▼
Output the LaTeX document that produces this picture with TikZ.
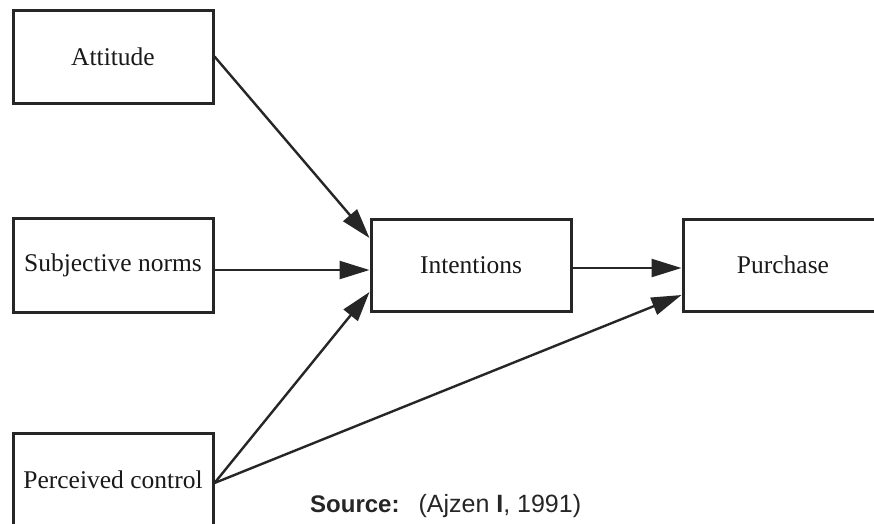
\documentclass[tikz,border=0pt]{standalone}
\usepackage{fontspec}
\setmainfont{Liberation Serif}
\newfontfamily\srcfont{Liberation Sans}
\usetikzlibrary{arrows.meta}
\begin{document}
\begin{tikzpicture}[x=1pt,y=-1pt,
  box/.style={draw=black!85, line width=3pt, minimum width=200pt, inner sep=0pt, font=\fontsize{25.5}{30}\selectfont, text=black!90},
  link/.style={draw=black!85, line width=2.4pt, -{Triangle[length=30pt,width=18pt]}}]
\useasboundingbox (0,0) rectangle (874,523);
\clip (0,0) rectangle (874,523);
\fill[white] (0,0) rectangle (874,523);
\node[box, minimum height=93pt] (att) at (113,56.5) {Attitude};
\node[box, minimum height=94pt] (sub) at (113,265) {Subjective norms};
\node[box, minimum height=94pt] (per) at (113,480) {Perceived control};
\node[box, minimum height=92pt] (int) at (471,265) {Intentions};
\node[box, minimum height=92pt, minimum width=200pt] (pur) at (783,265) {Purchase};
\draw[link] (att.east) -- ([yshift=27pt]int.west);
\draw[link] ([yshift=-5pt]sub.east) -- ([yshift=-5pt]int.west);
\draw[link] ([yshift=-3pt]per.east) -- ([yshift=-27pt]int.west);
\draw[link] ([yshift=-3pt]per.east) -- ([yshift=-30pt]pur.west);
\draw[link] ([yshift=-3pt]int.east) -- ([yshift=-3pt]pur.west);
\node[anchor=base west, inner sep=0pt, font=\srcfont\fontsize{24}{28}\selectfont, text=black!85] (src) at (310,512) {\textbf{Source:}\hspace{19pt}{\fontsize{25}{28}\selectfont(Ajzen \textbf{I}, 1991)}};
\end{tikzpicture}
\end{document}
▲
* _YOUR OBJECTIVE_:
Return each line from the material above exactly, but not the pictures.

* _RESULT_:
Output the LaTeX document that produces this picture with TikZ.
\documentclass[tikz,border=0pt]{standalone}
\usepackage{fontspec}
\setmainfont{Liberation Serif}
\newfontfamily\srcfont{Liberation Sans}
\usetikzlibrary{arrows.meta}
\begin{document}
\begin{tikzpicture}[x=1pt,y=-1pt,
  box/.style={draw=black!85, line width=3pt, minimum width=200pt, inner sep=0pt, font=\fontsize{25.5}{30}\selectfont, text=black!90},
  link/.style={draw=black!85, line width=2.4pt, -{Triangle[length=30pt,width=18pt]}}]
\useasboundingbox (0,0) rectangle (874,523);
\clip (0,0) rectangle (874,523);
\fill[white] (0,0) rectangle (874,523);
\node[box, minimum height=93pt] (att) at (113,56.5) {Attitude};
\node[box, minimum height=94pt] (sub) at (113,265) {Subjective norms};
\node[box, minimum height=94pt] (per) at (113,480) {Perceived control};
\node[box, minimum height=92pt] (int) at (471,265) {Intentions};
\node[box, minimum height=92pt, minimum width=200pt] (pur) at (783,265) {Purchase};
\draw[link] (att.east) -- ([yshift=27pt]int.west);
\draw[link] ([yshift=-5pt]sub.east) -- ([yshift=-5pt]int.west);
\draw[link] ([yshift=-3pt]per.east) -- ([yshift=-27pt]int.west);
\draw[link] ([yshift=-3pt]per.east) -- ([yshift=-30pt]pur.west);
\draw[link] ([yshift=-3pt]int.east) -- ([yshift=-3pt]pur.west);
\node[anchor=base west, inner sep=0pt, font=\srcfont\fontsize{24}{28}\selectfont, text=black!85] (src) at (310,512) {\textbf{Source:}\hspace{19pt}{\fontsize{25}{28}\selectfont(Ajzen \textbf{I}, 1991)}};
\end{tikzpicture}
\end{document}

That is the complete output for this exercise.